La dinamica del turnover volontario (misurato dal rapporto fra i dimessi durante l’anno e lo stock di dipendenti a inizio periodo), che rappresenta quindi l’intensità con cui gli organici lasciano spontaneamente il proprio posto di lavoro, appare sostanzialmente coerente con quanto riscontrato, a livello bresciano, dai dati di fonte amministrativa (Inps) che, per l’anno 2023, rilevano un numero di dimissioni pari a 61.070, valore di poco inferiore al record storico raggiunto nel 2022 (61.691), comunque ben al di sopra di quanto sperimentato prima della pandemia (circa 39 mila nel quinquennio 2015-2019). Allo stesso tempo, va ricordato che la quota di dimissioni riscontrate nel 2023 sul totale delle cessazioni si è attestata al 38%, confermando l’accelerazione di tale fenomeno dal 2021 in poi.

Sempre nel 2023, lo smart working ha interessato il 39% delle imprese bresciane e ha coinvolto il 22% dei dipendenti eligibili. Si tratta di numeri più bassi rispetto a quanto sperimentato a livello lombardo, dove la diffusione del “lavoro agile” ha riguardato il 51% delle aziende, mentre la quota degli smart workers è stata pari al 26%. Il differenziale tra Brescia e la regione sarebbe imputabile a una serie di motivazioni, tra cui spicca la forte prevalenza, nel nostro territorio, di Pmi manifatturiere, contesti in cui lo smart working fatica a imporsi come modello organizzativo. Con riferimento alla estensione temporale del “lavoro agile”, il quadro delineato per Brescia e provincia vede un prevalente utilizzo dello smart working fino a 4 giorni al mese (56% delle aziende). Diffusa è anche la modalità “fino a 12 giorni al mese” (51% del campione), mentre solamente il 24% delle realtà intervistate concede più di 12 giorni al mese da remoto. Sul versante dei lavoratori, la maggioranza assoluta dei dipendenti (72%) può beneficiare fino a 12 giorni al mese e solamente il 2% gode di oltre 12 giorni al mese.

L’indagine ha poi affrontato anche il fenomeno della conversione in welfare dei premi di risultato. Tra le aziende bresciane che prevedono tale possibilità, solamente il 15% dei dipendenti ne ha effettivamente usufruito, contro il già basso 22% rilevato in Lombardia. Il dato locale è la sintesi fra il 22% fra i quadri e il 15% tra gli operai e impiegati. A Brescia, la quota di premio convertita è tuttavia particolarmente elevata (83% dell’importo complessivo), rispetto al 66% riscontrato in regione.

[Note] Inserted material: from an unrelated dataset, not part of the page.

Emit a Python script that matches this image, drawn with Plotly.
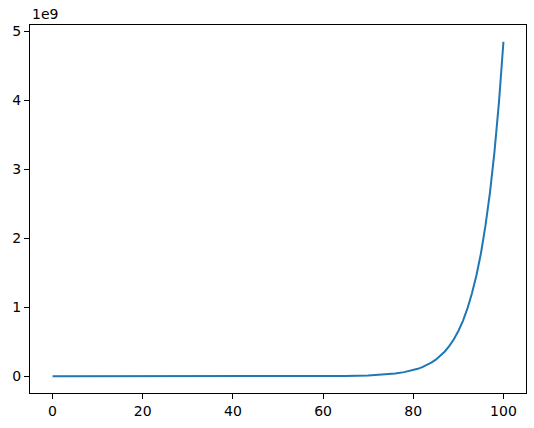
import plotly.graph_objects as go

# x positions and values (in units of 1e9)
x_vals = [0, 10, 20, 30, 40, 50, 55, 60, 65, 70, 72, 74, 76, 78,
          80, 81, 82, 83, 84, 85, 86, 87, 88, 89, 90,
          91, 92, 93, 94, 95, 96, 97, 98, 99, 100]
y_vals = [0.0, 0.0, 0.0, 0.0, 0.0, 0.0002, 0.0006, 0.0016, 0.0044, 0.012, 0.018, 0.027, 0.04, 0.06,
          0.089, 0.108, 0.133, 0.162, 0.198, 0.241, 0.295, 0.36, 0.44, 0.537, 0.656,
          0.80, 0.98, 1.20, 1.46, 1.78, 2.18, 2.66, 3.25, 3.97, 4.85]

x_ticks = [0, 20, 40, 60, 80, 100]
y_ticks = [0, 1, 2, 3, 4, 5]

fig = go.Figure()

fig.add_trace(go.Scatter(
    x=x_vals,
    y=y_vals,
    mode='lines',
    line=dict(color='#1f77b4', width=2),
    hoverinfo='skip'
))

axis_style = dict(
    showgrid=False,
    zeroline=False,
    showline=True,
    linecolor='black',
    linewidth=1,
    mirror=True,
    ticks='outside',
    ticklen=5,
    tickwidth=1,
    tickcolor='black',
    automargin=False,
    tickfont=dict(family='DejaVu Sans', size=14, color='black'),
)

fig.update_layout(
    width=534,
    height=428,
    margin=dict(l=30, r=8, t=25, b=35),
    paper_bgcolor='white',
    plot_bgcolor='white',
    showlegend=False,
    xaxis=dict(range=[-5, 105], tickvals=x_ticks, **axis_style),
    yaxis=dict(range=[-0.2425, 5.0925], tickvals=y_ticks, **axis_style),
)

# matplotlib-style offset label
fig.add_annotation(
    text='1e9', xref='paper', yref='paper', x=0, y=1,
    xanchor='left', yanchor='bottom', showarrow=False,
    font=dict(family='DejaVu Sans', size=14, color='black'),
    yshift=1
)

# drop the default page margin so the figure sits at the window corner
fig.write_html("out.html", config={'displayModeBar': False},
               post_script="document.body.style.margin='0';")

Il tasso di assenza dell’addetto medio, calcolato come rapporto tra ore perdute e ore lavorabili, nel 2023 è stato pari al 7,1%, caratterizzandosi per un’elevata eterogeneità fra i diversi inquadramenti (2,4% per i quadri, 5,0% per gli impiegati e 9,1% per gli operai) e per genere (6,8% fra maschi e 8,5% fra le femmine). La quota imputabile ai permessi concessi dalla Legge 104, una novità di questa edizione del rapporto, si attesta allo 0,6%. Le ore mediamente perdute nel 2023 sono state 119; la principale causale di assenza va ricercata nella malattia non professionale (65 ore), seguita dagli altri permessi retribuiti (18 ore), ambito che accoglie, fra l’altro, i permessi sindacali e tutti i permessi per visite mediche e altri motivi. A riguardo va segnalato che, fra le femmine, i congedi retribuiti, al cui interno sono contabilizzati i congedi parentali, istituto giuridico a tutela della gravidanza e della maternità, riguardano, in media, 49 ore, vale a dire il 2,9% delle ore lavorabili.

Da ultimo, la rilevazione si è soffermata sulle retribuzioni d’ingresso dei neolaureati. Nel contesto bresciano, un laureato triennale, al suo primo impiego, percepisce uno stipendio di 26.241 euro. Più elevate risultano le retribuzioni per i laureati magistrali, con punte di 27.985 per i profili tecnico-scientifici.